WHAT IS EXPECTED → Skip the pictures and extract all of the lines exactly as written.

** Start ENTRIES PROVIDED **

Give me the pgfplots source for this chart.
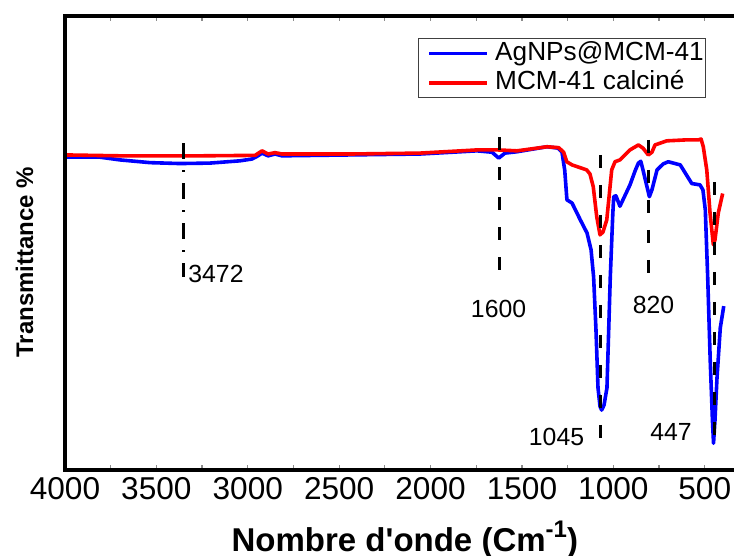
\documentclass[border=0pt]{standalone}
\usepackage{pgfplots}
\pgfplotsset{compat=1.18}
\usepackage{fontspec}
\setmainfont{Liberation Sans}

\begin{document}
\begin{tikzpicture}
\begin{axis}[
  scale only axis, width=334.5pt, height=227pt,
  at={(0,0)}, anchor=south west,
  x dir=reverse, xmin=340, xmax=4000, ymin=0, ymax=100,
  clip=false,
  axis line style={draw=none},
  xtick={500,1000,...,4000},
  minor xtick={750,1250,...,3750},
  ytick=\empty,
  tick align=inside,
  major tick length=2.5pt, minor tick length=2.5pt,
  tick style={black!45, line width=0.6pt},
  /pgf/number format/assume math mode=true,
  /pgf/number format/1000 sep={},
  xticklabel style={font=\fontsize{15.8}{18}\selectfont, inner sep=0pt, yshift=-3.5pt},
  xlabel={\textbf{Nombre d\textquotesingle onde (Cm\raisebox{0.45em}{\fontsize{12}{14}\selectfont -1})}},
  xlabel style={font=\fontsize{16.5}{19}\selectfont, at={(axis description cs:0.508,-0.1806)}, anchor=base},
  ylabel={\textbf{Transmittance \%}},
  ylabel style={font=\fontsize{12}{14}\selectfont, at={(axis description cs:-0.0478,0.458)}, anchor=base},
  legend style={at={(axis description cs:0.5277,0.9515)}, anchor=north west, draw=black!75, line width=0.6pt, inner sep=0pt, font=\fontsize{13.1}{15}\selectfont, nodes={inner sep=1pt, text height=9.8pt, text depth=3pt}},
  legend cell align=left,
  legend image code/.code={\path (0pt,0pt) (35.5pt,0pt); \draw[#1] (4.5pt,0pt) -- (33.5pt,0pt);},
]
\addplot[blue, line width=1.8pt, line join=round] coordinates {
(4000,68.9) (3808,68.9) (3699,68.3) (3535,67.7) (3371,67.5) (3207,67.6) (3043,68.1) (2977,68.5) (2944,69.2) (2922,69.8) (2889,69.2) (2851,69.6) (2813,69.2) (2441,69.4) (2058,69.6) (1746,70.3) (1664,70.0) (1627,68.7) (1593,69.8) (1527,70.1) (1363,71.2) (1303,70.9) (1281,70.0) (1266,66.0) (1254,59.5) (1226,58.8) (1181,55.1) (1144,52.2) (1122,48.5) (1108,42.5) (1095,30.8) (1084,18.1) (1073,14.0) (1064,13.2) (1051,14.3) (1035,18.1) (1017,42.3) (1003,56.5) (998,60.2) (986,60.4) (964,58.1) (909,62.8) (880,66.0) (863,67.6) (850,68.0) (838,66.1) (803,60.2) (789,61.7) (761,66.1) (728,67.4) (700,67.9) (681,67.7) (634,67.2) (571,63.1) (526,62.8) (510,61.7) (497,57.3) (484,42.6) (470,24.0) (458,11.0) (452,5.9) (444,11.0) (433,20.3) (415,31.3) (396,36.1)
};
\addlegendentry{AgNPs@MCM-41}
\addplot[red, line width=1.8pt, line join=round] coordinates {
(4000,69.4) (3699,69.2) (3261,69.2) (2960,69.3) (2922,70.3) (2889,69.6) (2851,69.9) (2813,69.6) (2441,69.6) (2058,69.8) (1746,70.5) (1631,70.5) (1527,70.3) (1363,71.2) (1299,71.0) (1272,70.0) (1255,67.9) (1226,67.2) (1146,66.1) (1128,65.2) (1110,62.4) (1091,55.8) (1073,51.8) (1057,52.4) (1036,55.1) (1009,66.1) (991,67.9) (964,68.3) (909,70.5) (863,71.6) (838,70.9) (809,69.4) (789,70.0) (772,71.6) (708,72.5) (608,72.7) (535,72.7) (520,72.9) (508,71.2) (489,66.1) (471,56.6) (453,49.6) (444,50.7) (426,56.6) (402,60.9)
};
\addlegendentry{MCM-41 calcin\'e}
\addplot[forget plot, black, line width=1.6pt, dash pattern=on 8pt off 5.5pt on 1pt off 5.5pt] coordinates {(3353,72.0) (3353,42.5)};
\addplot[forget plot, black, line width=1.8pt, dash pattern=on 6.5pt off 8.5pt] coordinates {(1622,73.3) (1622,42.7)};
\addplot[forget plot, black, line width=1.8pt, dash pattern=on 6.5pt off 8.5pt] coordinates {(1071,69.4) (1071,4.4)};
\addplot[forget plot, black, line width=1.8pt, dash pattern=on 6.5pt off 8.5pt] coordinates {(807,72.7) (807,42.5)};
\addplot[forget plot, black, line width=1.8pt, dash pattern=on 6.5pt off 8.5pt] coordinates {(446,63.4) (446,5.9)};
\node[anchor=base west, font=\fontsize{12.4}{14}\selectfont, inner sep=0pt] at (axis cs:3327,41.2) {3472};
\node[anchor=base, font=\fontsize{12.4}{14}\selectfont, inner sep=0pt] at (axis cs:1628,33.5) {1600};
\node[anchor=base, font=\fontsize{12.4}{14}\selectfont, inner sep=0pt] at (axis cs:780,34.4) {820};
\node[anchor=base, font=\fontsize{12.4}{14}\selectfont, inner sep=0pt] at (axis cs:1311,5.3) {1045};
\node[anchor=base, font=\fontsize{12.4}{14}\selectfont, inner sep=0pt] at (axis cs:685,6.4) {447};
\draw[line width=1.6pt, line join=miter] (axis description cs:1,1) -- (axis description cs:0,1) -- (axis description cs:0,0) -- (axis description cs:1,0);
\end{axis}
\pgfresetboundingbox
\useasboundingbox (-32.5pt,-43pt) rectangle (334.5pt,235pt);
\end{tikzpicture}
\end{document}
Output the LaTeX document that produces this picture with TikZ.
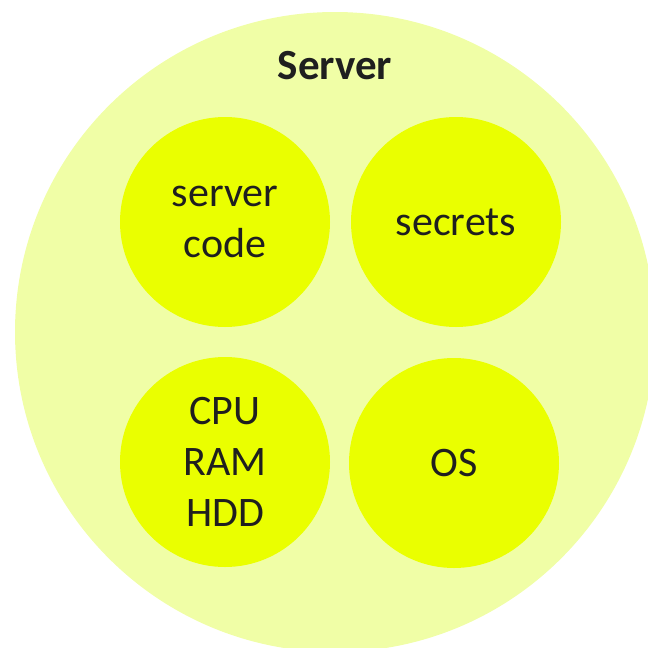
\documentclass[tikz,border=0pt]{standalone}
\usepackage{fontspec}
\setmainfont{Carlito}
\usepackage{tikz}
\definecolor{outerlime}{RGB}{240,254,166}
\definecolor{innerlime}{RGB}{234,255,0}

\begin{document}
\begin{tikzpicture}[x=1pt,y=-1pt]
\tikzset{part/.style={circle,fill=innerlime,minimum size=210pt,inner sep=0pt,align=center,
  font=\fontsize{42}{51}\selectfont,text=black!88}}
\useasboundingbox (0,0) rectangle (648,648);
\node[circle,fill=outerlime,minimum size=640pt,inner sep=0pt] (server) at (335,332) {};
\node[font=\bfseries\fontsize{43}{48}\selectfont,text=black!88] (title) at (335,66) {Server};
\node[part] (code) at (225,222) {server\\code};
\node[part] (secrets) at (456,222) {secrets};
\node[part] (hw) at (225,462) {CPU\\RAM\\HDD};
\node[part] (os) at (454,463) {OS};
\end{tikzpicture}
\end{document}
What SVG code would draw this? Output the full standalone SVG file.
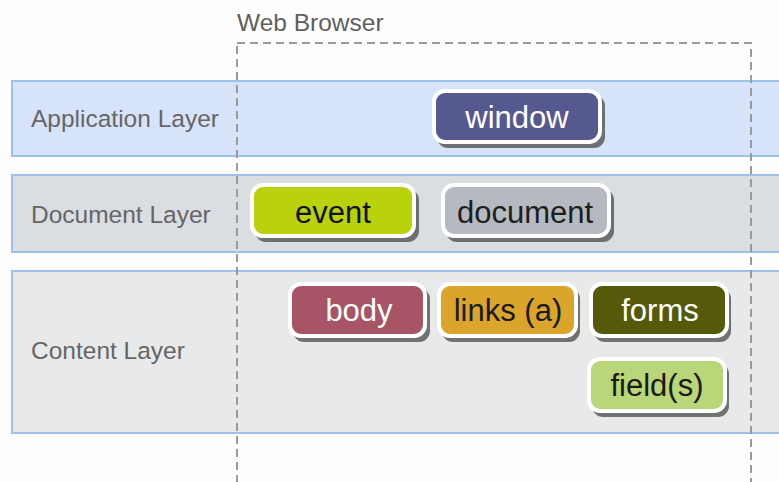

** End ENTRIES PROVIDED **

ANSWER BELOW →
Give me the pgfplots source for this chart.
\documentclass[border=0pt]{standalone}
\usepackage{pgfplots}
\pgfplotsset{compat=1.18}
\usepackage{fontspec}
\setmainfont{Liberation Sans}

\begin{document}
\begin{tikzpicture}
\begin{axis}[
  scale only axis, width=334.5pt, height=227pt,
  at={(0,0)}, anchor=south west,
  x dir=reverse, xmin=340, xmax=4000, ymin=0, ymax=100,
  clip=false,
  axis line style={draw=none},
  xtick={500,1000,...,4000},
  minor xtick={750,1250,...,3750},
  ytick=\empty,
  tick align=inside,
  major tick length=2.5pt, minor tick length=2.5pt,
  tick style={black!45, line width=0.6pt},
  /pgf/number format/assume math mode=true,
  /pgf/number format/1000 sep={},
  xticklabel style={font=\fontsize{15.8}{18}\selectfont, inner sep=0pt, yshift=-3.5pt},
  xlabel={\textbf{Nombre d\textquotesingle onde (Cm\raisebox{0.45em}{\fontsize{12}{14}\selectfont -1})}},
  xlabel style={font=\fontsize{16.5}{19}\selectfont, at={(axis description cs:0.508,-0.1806)}, anchor=base},
  ylabel={\textbf{Transmittance \%}},
  ylabel style={font=\fontsize{12}{14}\selectfont, at={(axis description cs:-0.0478,0.458)}, anchor=base},
  legend style={at={(axis description cs:0.5277,0.9515)}, anchor=north west, draw=black!75, line width=0.6pt, inner sep=0pt, font=\fontsize{13.1}{15}\selectfont, nodes={inner sep=1pt, text height=9.8pt, text depth=3pt}},
  legend cell align=left,
  legend image code/.code={\path (0pt,0pt) (35.5pt,0pt); \draw[#1] (4.5pt,0pt) -- (33.5pt,0pt);},
]
\addplot[blue, line width=1.8pt, line join=round] coordinates {
(4000,68.9) (3808,68.9) (3699,68.3) (3535,67.7) (3371,67.5) (3207,67.6) (3043,68.1) (2977,68.5) (2944,69.2) (2922,69.8) (2889,69.2) (2851,69.6) (2813,69.2) (2441,69.4) (2058,69.6) (1746,70.3) (1664,70.0) (1627,68.7) (1593,69.8) (1527,70.1) (1363,71.2) (1303,70.9) (1281,70.0) (1266,66.0) (1254,59.5) (1226,58.8) (1181,55.1) (1144,52.2) (1122,48.5) (1108,42.5) (1095,30.8) (1084,18.1) (1073,14.0) (1064,13.2) (1051,14.3) (1035,18.1) (1017,42.3) (1003,56.5) (998,60.2) (986,60.4) (964,58.1) (909,62.8) (880,66.0) (863,67.6) (850,68.0) (838,66.1) (803,60.2) (789,61.7) (761,66.1) (728,67.4) (700,67.9) (681,67.7) (634,67.2) (571,63.1) (526,62.8) (510,61.7) (497,57.3) (484,42.6) (470,24.0) (458,11.0) (452,5.9) (444,11.0) (433,20.3) (415,31.3) (396,36.1)
};
\addlegendentry{AgNPs@MCM-41}
\addplot[red, line width=1.8pt, line join=round] coordinates {
(4000,69.4) (3699,69.2) (3261,69.2) (2960,69.3) (2922,70.3) (2889,69.6) (2851,69.9) (2813,69.6) (2441,69.6) (2058,69.8) (1746,70.5) (1631,70.5) (1527,70.3) (1363,71.2) (1299,71.0) (1272,70.0) (1255,67.9) (1226,67.2) (1146,66.1) (1128,65.2) (1110,62.4) (1091,55.8) (1073,51.8) (1057,52.4) (1036,55.1) (1009,66.1) (991,67.9) (964,68.3) (909,70.5) (863,71.6) (838,70.9) (809,69.4) (789,70.0) (772,71.6) (708,72.5) (608,72.7) (535,72.7) (520,72.9) (508,71.2) (489,66.1) (471,56.6) (453,49.6) (444,50.7) (426,56.6) (402,60.9)
};
\addlegendentry{MCM-41 calcin\'e}
\addplot[forget plot, black, line width=1.6pt, dash pattern=on 8pt off 5.5pt on 1pt off 5.5pt] coordinates {(3353,72.0) (3353,42.5)};
\addplot[forget plot, black, line width=1.8pt, dash pattern=on 6.5pt off 8.5pt] coordinates {(1622,73.3) (1622,42.7)};
\addplot[forget plot, black, line width=1.8pt, dash pattern=on 6.5pt off 8.5pt] coordinates {(1071,69.4) (1071,4.4)};
\addplot[forget plot, black, line width=1.8pt, dash pattern=on 6.5pt off 8.5pt] coordinates {(807,72.7) (807,42.5)};
\addplot[forget plot, black, line width=1.8pt, dash pattern=on 6.5pt off 8.5pt] coordinates {(446,63.4) (446,5.9)};
\node[anchor=base west, font=\fontsize{12.4}{14}\selectfont, inner sep=0pt] at (axis cs:3327,41.2) {3472};
\node[anchor=base, font=\fontsize{12.4}{14}\selectfont, inner sep=0pt] at (axis cs:1628,33.5) {1600};
\node[anchor=base, font=\fontsize{12.4}{14}\selectfont, inner sep=0pt] at (axis cs:780,34.4) {820};
\node[anchor=base, font=\fontsize{12.4}{14}\selectfont, inner sep=0pt] at (axis cs:1311,5.3) {1045};
\node[anchor=base, font=\fontsize{12.4}{14}\selectfont, inner sep=0pt] at (axis cs:685,6.4) {447};
\draw[line width=1.6pt, line join=miter] (axis description cs:1,1) -- (axis description cs:0,1) -- (axis description cs:0,0) -- (axis description cs:1,0);
\end{axis}
\pgfresetboundingbox
\useasboundingbox (-32.5pt,-43pt) rectangle (334.5pt,235pt);
\end{tikzpicture}
\end{document}
Output the LaTeX document that produces this picture with TikZ.
\documentclass[tikz,border=0pt]{standalone}
\usepackage{fontspec}
\setmainfont{Carlito}
\usepackage{tikz}
\definecolor{outerlime}{RGB}{240,254,166}
\definecolor{innerlime}{RGB}{234,255,0}

\begin{document}
\begin{tikzpicture}[x=1pt,y=-1pt]
\tikzset{part/.style={circle,fill=innerlime,minimum size=210pt,inner sep=0pt,align=center,
  font=\fontsize{42}{51}\selectfont,text=black!88}}
\useasboundingbox (0,0) rectangle (648,648);
\node[circle,fill=outerlime,minimum size=640pt,inner sep=0pt] (server) at (335,332) {};
\node[font=\bfseries\fontsize{43}{48}\selectfont,text=black!88] (title) at (335,66) {Server};
\node[part] (code) at (225,222) {server\\code};
\node[part] (secrets) at (456,222) {secrets};
\node[part] (hw) at (225,462) {CPU\\RAM\\HDD};
\node[part] (os) at (454,463) {OS};
\end{tikzpicture}
\end{document}
What SVG code would draw this? Output the full standalone SVG file.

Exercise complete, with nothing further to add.